Unlike Britain, Easter has not become the church’s finest hour because of us humans; it has become our finest hour because of Jesus and our Father. It was the father’s will to teach us the unlimited nature of divine love through his son’s teaching us the lesson of listening to our father and himself. It took a horrific event like the crucifixion to get and fasten our attention, to enable us to see beyond our selfishness the selfless love of Jesus.
The resurrection has meaning only in the light of Jesus’ unspeakable suffering and death. Easter raises our spirits only after we allow the passion of Jesus on Good Friday to plunge our spirits as we see the love that enabled Jesus to suffer so terribly.
Many who cheered him at his entry into Jerusalem early in the week jeered him on Good Friday. This is the polarity we find so often in human experience and especially in Holy Week.

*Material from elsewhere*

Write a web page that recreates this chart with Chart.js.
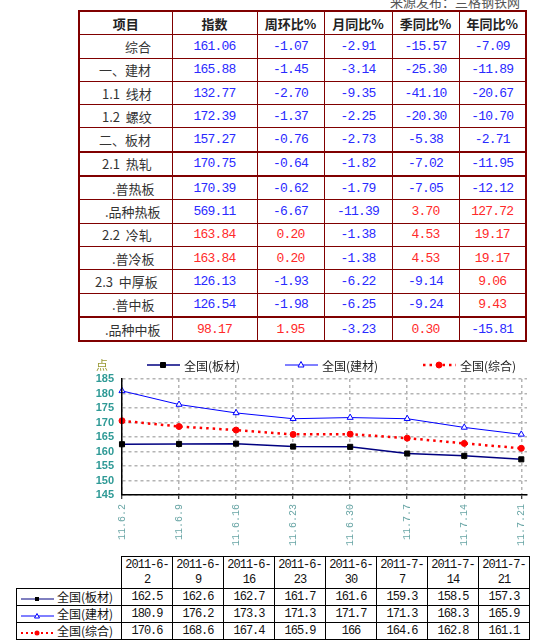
<!DOCTYPE html>
<html>
<head>
<meta charset="utf-8">
<script src="https://cdn.jsdelivr.net/npm/chart.js@4.4.0/dist/chart.umd.min.js"></script>
<style>
body { margin:0; width:550px; height:640px; overflow:hidden; background:#fff; position:relative;
  font-family:"Noto Sans CJK SC", sans-serif; }
#source { position:absolute; left:390px; top:-8px; font-size:13px; color:#555; white-space:nowrap; }
#idx { position:absolute; left:78px; top:10px; border-collapse:collapse; table-layout:fixed; border:2px solid #800000; }
#idx th, #idx td { border:1px solid #800000; padding:0; height:22.3px; line-height:15px; text-align:center; font-size:13px; white-space:nowrap; overflow:hidden; }
#idx th { font-weight:bold; color:#222; }
#idx td.lbl { text-align:left; color:#333; }
#idx tr.thick td { border-top:2px solid #800000; }
.num { font-family:"Liberation Mono", monospace; letter-spacing:-0.8px; }
.up { color:#ff2a2a; }
.down { color:#2a2aff; }
#chartBox { position:absolute; left:80px; top:350px; }
#dataTbl { position:absolute; left:16px; top:556px; border-collapse:collapse; table-layout:fixed; }
#dataTbl td { border:1px solid #000; padding:0; text-align:center; font-size:12px; color:#111; white-space:nowrap; }
#dataTbl td.corner { border-top:none; border-left:none; }
#dataTbl tr.head td { height:31px; line-height:15px; font-family:"Liberation Mono", monospace; letter-spacing:-1px; }
#dataTbl tr.row td { height:16px; line-height:16px; }
#dataTbl td.v { font-family:"Liberation Mono", monospace; letter-spacing:-1px; }
#dataTbl td.key { text-align:left; }
#dataTbl td.key svg { vertical-align:middle; margin:0 3px 0 4px; }
</style>
</head>
<body>
<div id="source">来源发布：兰格钢铁网</div>
<table id="idx"></table>
<div id="chartBox"><canvas id="trend" width="465" height="200"></canvas></div>
<table id="dataTbl"></table>
<script>
// --- index table ---
const headers = ['项目', '指数', '周环比%', '月同比%', '季同比%', '年同比%'];
const items = ['综合', '一、建材', '1.1 线材', '1.2 螺纹', '二、板材', '2.1 热轧', '.普热板', '.品种热板', '2.2 冷轧', '.普冷板', '2.3 中厚板', '.普中板', '.品种中板'];
const indexVals = [161.06, 165.88, 132.77, 172.39, 157.27, 170.75, 170.39, 569.11, 163.84, 163.84, 126.13, 126.54, 98.17];
const weekChg = [-1.07, -1.45, -2.70, -1.37, -0.76, -0.64, -0.62, -6.67, 0.20, 0.20, -1.93, -1.98, 1.95];
const monthChg = [-2.91, -3.14, -9.35, -2.25, -2.73, -1.82, -1.79, -11.39, -1.38, -1.38, -6.22, -6.25, -3.23];
const quarterChg = [-15.57, -25.30, -41.10, -20.30, -5.38, -7.02, -7.05, 3.70, 4.53, 4.53, -9.14, -9.24, 0.30];
const yearChg = [-7.09, -11.89, -20.67, -10.70, -2.71, -11.95, -12.12, 127.72, 19.17, 19.17, 9.06, 9.43, -15.81];

// --- trend chart ---
const dates = ['2011-6-2', '2011-6-9', '2011-6-16', '2011-6-23', '2011-6-30', '2011-7-7', '2011-7-14', '2011-7-21'];
const tickLabels = ['11.6.2', '11.6.9', '11.6.16', '11.6.23', '11.6.30', '11.7.7', '11.7.14', '11.7.21'];
const seriesNames = ['全国(板材)', '全国(建材)', '全国(综合)'];
const plate = [162.5, 162.6, 162.7, 161.7, 161.6, 159.3, 158.5, 157.3];
const building = [180.9, 176.2, 173.3, 171.3, 171.7, 171.3, 168.3, 165.9];
const overall = [170.6, 168.6, 167.4, 165.9, 166, 164.6, 162.8, 161.1];
const yTicks = [145, 150, 155, 160, 165, 170, 175, 180, 185];

// layout bits (not data)
const colWidths = [93, 85, 67, 68, 67, 67];
const labelIndent = [45, 19, 22, 22, 19, 22, 32, 25, 22, 32, 15, 32, 25];
const thickRows = [5, 6, 12];

function numCell(v, ref) {
  const cls = (ref !== undefined ? ref : v) > 0 ? 'up' : 'down';
  return '<td class="num ' + cls + '">' + v.toFixed(2) + '</td>';
}

const idx = document.getElementById('idx');
let html = '<colgroup>' + colWidths.map(w => '<col style="width:' + w + 'px">').join('') + '</colgroup>';
html += '<tr>' + headers.map(h => '<th>' + h + '</th>').join('') + '</tr>';
items.forEach((name, i) => {
  html += '<tr' + (thickRows.includes(i) ? ' class="thick"' : '') + '>';
  html += '<td class="lbl" style="padding-left:' + labelIndent[i] + 'px">' + name.replace(/^(\d\.\d) /, '$1&nbsp; ') + '</td>';
  html += numCell(indexVals[i], weekChg[i]);
  html += numCell(weekChg[i]) + numCell(monthChg[i]) + numCell(quarterChg[i]) + numCell(yearChg[i]);
  html += '</tr>';
});
idx.innerHTML = html;

const seriesData = [plate, building, overall];
const seriesStyle = [
  { line: '#000080', width: 1.5, dash: [], marker: 'rect', fill: '#000', stroke: '#000' },
  { line: '#0000ff', width: 1, dash: [], marker: 'triangle', fill: '#fff', stroke: '#0000ff' },
  { line: '#ff0000', width: 2.5, dash: [2.5, 4], marker: 'circle', fill: '#ff0000', stroke: '#ff0000' }
];

function drawMarker(ctx, type, x, y, fill, stroke) {
  ctx.save();
  ctx.setLineDash([]);
  ctx.lineWidth = 1;
  ctx.fillStyle = fill;
  ctx.strokeStyle = stroke;
  ctx.beginPath();
  if (type === 'rect') {
    ctx.rect(x - 2.5, y - 2.5, 5, 5);
  } else if (type === 'triangle') {
    ctx.moveTo(x, y - 3.5);
    ctx.lineTo(x + 3, y + 2);
    ctx.lineTo(x - 3, y + 2);
    ctx.closePath();
  } else {
    ctx.arc(x, y, 3, 0, Math.PI * 2);
  }
  ctx.fill();
  ctx.stroke();
  ctx.restore();
}

// Legend on top of the plot, Excel style: line with marker in the middle
const topLegend = {
  id: 'topLegend',
  afterDraw(chart) {
    const ctx = chart.ctx;
    const starts = [67, 205, 343];
    const y = 15;
    ctx.save();
    ctx.font = '12px "Noto Sans CJK SC"';
    ctx.textBaseline = 'middle';
    ctx.fillStyle = '#999933';
    ctx.textAlign = 'center';
    ctx.fillText('点', 22, y);
    ctx.textAlign = 'left';
    seriesNames.forEach((name, i) => {
      const st = seriesStyle[i];
      const x0 = starts[i];
      ctx.save();
      ctx.strokeStyle = st.line;
      ctx.lineWidth = st.width;
      ctx.setLineDash(st.dash);
      ctx.beginPath();
      ctx.moveTo(x0, y);
      ctx.lineTo(x0 + 33, y);
      ctx.stroke();
      ctx.restore();
      drawMarker(ctx, st.marker, x0 + 16, y, st.fill, st.stroke);
      ctx.fillStyle = '#222';
      ctx.fillText(name, x0 + 37, y + 1);
    });
    ctx.restore();
  }
};

new Chart(document.getElementById('trend'), {
  type: 'line',
  data: {
    datasets: seriesNames.map((name, i) => ({
      label: name,
      data: seriesData[i].map((v, j) => ({ x: j, y: v })),
      borderColor: seriesStyle[i].line,
      borderWidth: seriesStyle[i].width,
      borderDash: seriesStyle[i].dash,
      pointStyle: seriesStyle[i].marker,
      pointRadius: seriesStyle[i].marker === 'rect' ? 3.6 : (seriesStyle[i].marker === 'triangle' ? 3.5 : 3),
      pointBackgroundColor: seriesStyle[i].fill,
      pointBorderColor: seriesStyle[i].stroke,
      pointBorderWidth: 1,
      tension: 0,
      clip: false
    }))
  },
  options: {
    responsive: false,
    animation: false,
    layout: { padding: { top: 29, right: 18, left: 0, bottom: 0 } },
    plugins: { legend: { display: false }, tooltip: { enabled: false } },
    scales: {
      x: {
        type: 'linear',
        min: 0,
        max: 7.1,
        afterBuildTicks: s => { s.ticks = tickLabels.map((_, i) => ({ value: i })); },
        afterFit: s => { s.height = 55; },
        ticks: {
          autoSkip: false,
          minRotation: 90,
          maxRotation: 90,
          padding: 5,
          color: '#6aa6a6',
          font: { family: 'Liberation Mono', size: 10 },
          callback: v => tickLabels[v]
        },
        grid: { color: '#b4b4b4', lineWidth: 1.5, tickColor: '#000', tickLength: 4, tickWidth: 1 },
        border: { color: '#000', width: 1.5, dash: [3, 3], z: 1 }
      },
      y: {
        min: yTicks[0],
        max: yTicks[yTicks.length - 1],
        afterBuildTicks: s => { s.ticks = yTicks.map(v => ({ value: v })); },
        afterFit: s => { s.width = 42; },
        ticks: {
          autoSkip: false,
          padding: 8,
          color: '#2f9a96',
          font: { family: 'Liberation Sans', size: 11, weight: 'bold' }
        },
        grid: { color: '#b4b4b4', lineWidth: 1.5, drawTicks: false },
        border: { color: '#000', width: 1.5, dash: [3, 3], z: 1 }
      }
    }
  },
  plugins: [topLegend]
});

// --- data table under the chart ---
function keySvg(st) {
  let m;
  if (st.marker === 'rect') m = '<rect x="14" y="3" width="4" height="4" fill="' + st.fill + '"/>';
  else if (st.marker === 'triangle') m = '<path d="M16 2.5 L18.5 7 L13.5 7 Z" fill="#fff" stroke="' + st.stroke + '" stroke-width="1"/>';
  else m = '<circle cx="16" cy="5" r="2.5" fill="' + st.fill + '"/>';
  const dash = st.dash.length ? ' stroke-dasharray="2,3"' : '';
  return '<svg width="33" height="10"><line x1="0" y1="5" x2="33" y2="5" stroke="' + st.line + '" stroke-width="' +
    (st.dash.length ? 2 : 1) + '"' + dash + '/>' + m + '</svg>';
}

const dataTbl = document.getElementById('dataTbl');
let t = '<colgroup><col style="width:105px">' + dates.map(() => '<col style="width:51px">').join('') + '</colgroup>';
t += '<tr class="head"><td class="corner"></td>' + dates.map(d => '<td>' + d.replace(/-(\d+)$/, '-<br>$1') + '</td>').join('') + '</tr>';
seriesNames.forEach((name, i) => {
  t += '<tr class="row"><td class="key">' + keySvg(seriesStyle[i]) + name + '</td>' +
    seriesData[i].map(v => '<td class="v">' + v + '</td>').join('') + '</tr>';
});
dataTbl.innerHTML = t;
</script>
</body>
</html>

Besides the polarity we experience, there is also paradox. Polarity expresses difference and distance; paradox expresses the combining of contradictory ideas [or things] into a meaningful whole. The richness of paradox is lost on the poorly educated and the immature – yet another reason for weekly mass and continuing, catholic adult education. Those who stop with high school education of religion try to battle the experiences of adulthood with the tools of elementary or adolescent education, and in adulthood, unfortunately, view Christianity through the lens of immaturity. Many settle for Easter outfits and cute, yellow chicks and Easter candy for their own children. Christianity is an adult religion and spirituality.
Jesus has profound paradoxes in his teaching: we gain life by losing life; we gain love when we give love. His Easter paradox involves death and life. Death gives life its meaning. Remove one and we lose both. We want the crown of life, but we do not want the cross. We hear the promise of eternal life and have a tendency not to take up our cross and follow him. For Jesus, both are necessary. We want Easter Sundays in life without Good Fridays.
Jesus calls us to life, but surely does not want us to choose the cross to get the crown. That is not love; that is a deal – something for something. Jesus accepted the cross out of love for his father and for us. Jesus was not “dealing;” he was giving us example of how to live life.
In Jesus’ mind he did not die to be raised to eternal life (he already had that). He died to fulfill his father’s will and proclaim the message of love regardless of the violent reaction to hm. He dearly suffered for his efforts. God raised us to the possibility of joining us to them in eternal life.
Were we to be asked what our finest hour was, we might think of some “big win” in our lives. We would be surprised, as were the sheep, Jesus’ answer to the question. Our finest hour may have been at a most difficult or painful time when we gave the gift of ourselves to someone who needed help, peace, love.
In Matthew’s Gospel, the people Jesus called “sheep”- as in separating the “sheep and goats” - asked Jesus: “when did we feed you, clothe you, visit you?” Jesus replied that what they had done for the least of their brothers, they had done for him. The gift of ourselves to others is our Christian vocation. Sometimes we see the difference we make; sometimes, we do not. Love becomes its own reward both here and hereafter.
May the paschal mystery, the paradox, fill your hearts this Easter. May Jesus’ gift of self inspire us all always to Live Jesus more deeply.